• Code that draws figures
++++++++

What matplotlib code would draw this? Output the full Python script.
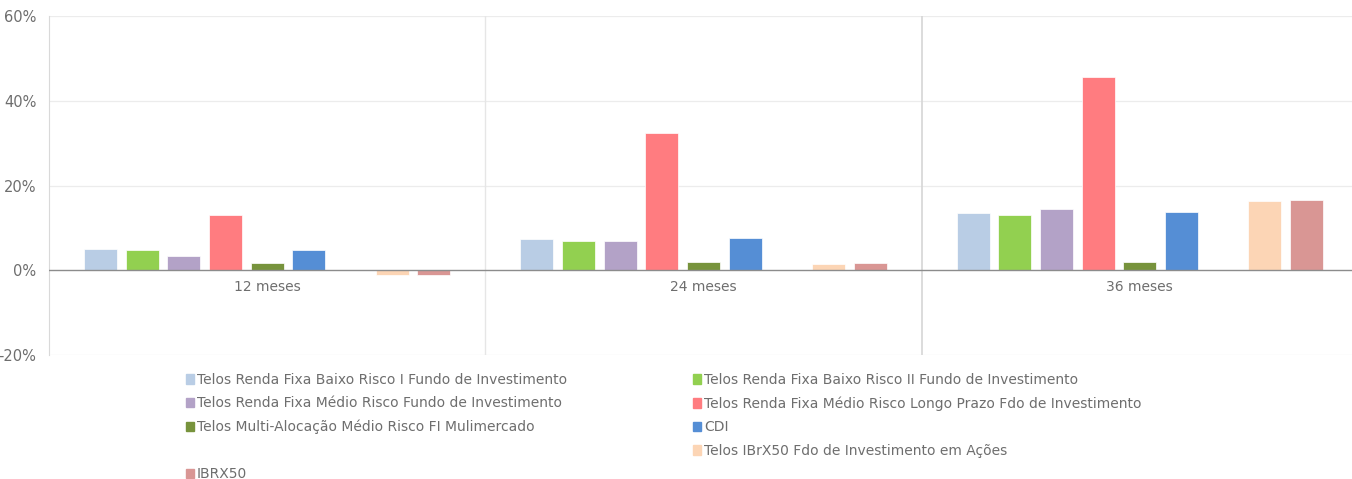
import numpy as np
import matplotlib.pyplot as plt
from matplotlib.patches import Rectangle

# ------------------------------- DATA ----------------------------------------
periods = ['12 meses', '24 meses', '36 meses']

series_names = [
    'Telos Renda Fixa Baixo Risco I Fundo de Investimento',
    'Telos Renda Fixa Baixo Risco II Fundo de Investimento',
    'Telos Renda Fixa Médio Risco Fundo de Investimento',
    'Telos Renda Fixa Médio Risco Longo Prazo Fdo de Investimento',
    'Telos Multi-Alocação Médio Risco FI Mulimercado',
    'CDI',
    '',
    'Telos IBrX50 Fdo de Investimento em Ações',
    'IBRX50',
]

# returns in % (the 7th series is empty)
baixo_risco_i = [5.0, 7.3, 13.5]
baixo_risco_ii = [4.7, 7.0, 13.1]
medio_risco = [3.3, 6.8, 14.4]
medio_risco_lp = [13.0, 32.3, 45.7]
multi_alocacao = [1.6, 1.9, 1.9]
cdi = [4.8, 7.5, 13.8]
vazio = [np.nan, np.nan, np.nan]
ibrx50_fundo = [-1.2, 1.5, 16.3]
ibrx50 = [-1.2, 1.6, 16.5]

series_values = [baixo_risco_i, baixo_risco_ii, medio_risco, medio_risco_lp,
                 multi_alocacao, cdi, vazio, ibrx50_fundo, ibrx50]

colors = ['#b9cde5', '#92d050', '#b3a2c7', '#ff7c80', '#77933c',
          '#558ed5', '#ffffff', '#fcd5b5', '#d99694']

# ------------------------------ PLOTTING -------------------------------------
text_col = '#6e6e6e'
plt.rcParams['font.family'] = 'DejaVu Sans'

fig = plt.figure(figsize=(13.52, 4.79), dpi=100)
ax = fig.add_axes([49/1352, 1-355/479, (1358-49)/1352, (355-16)/479])

x = np.arange(len(periods))
slot = 0.0955
width = 0.076
n = len(series_values)
for i, vals in enumerate(series_values):
    ax.bar(x + (i - (n-1)/2)*slot, vals, width, color=colors[i],
           edgecolor='white', linewidth=0.5, zorder=3)

ax.set_xlim(-0.5, 2.5)
ax.set_ylim(-20, 60)
ax.set_yticks([-20, 0, 20, 40, 60])
ax.set_yticklabels([f'{t}%' for t in [-20, 0, 20, 40, 60]])
ax.set_xticks([])
ax.tick_params(axis='y', length=0, pad=9, labelsize=10.5, labelcolor=text_col)

for s in ['top', 'right', 'bottom']:
    ax.spines[s].set_visible(False)
ax.spines['left'].set_color('#d9d9d9')

for yv in [20, 40, 60, -20]:
    ax.axhline(yv, color='#ececec', lw=0.9, zorder=1)
ax.axhline(0, color='#8c8c8c', lw=1.0, zorder=4)
ax.axvline(0.5, color='#e6e6e6', lw=1.0, zorder=1)
ax.axvline(1.5, color='#d6d6d6', lw=1.2, zorder=1)

for xi, p in zip(x, periods):
    ax.annotate(p, (xi, 0), xytext=(0, -7), textcoords='offset points',
                ha='center', va='top', fontsize=10, color=text_col)

# legend in two columns, placed row by row
handles = [Rectangle((0, 0), 1, 1, color=c, alpha=0 if name == '' else 1)
           for c, name in zip(colors, series_names)]
left_idx = [0, 2, 4, 6, 8]
right_idx = [1, 3, 5, 7]
for idx, xpos in [(left_idx, 186/1352), (right_idx, 693/1352)]:
    fig.legend([handles[k] for k in idx], [series_names[k] for k in idx],
               loc='upper left', bbox_to_anchor=(xpos, 1-373/479),
               frameon=False, fontsize=10, labelcolor=text_col,
               handlelength=0.55, handleheight=0.7, handletextpad=0.25,
               labelspacing=0.68, borderaxespad=0, borderpad=0)

fig.savefig('out.png', dpi=100)
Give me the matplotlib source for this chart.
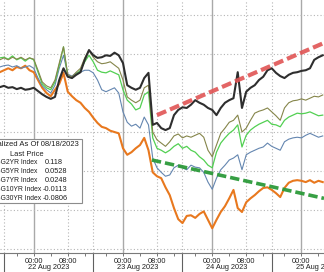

++++++++

Count the lines in which the string "matplotlib" appears, then report only that figure.

4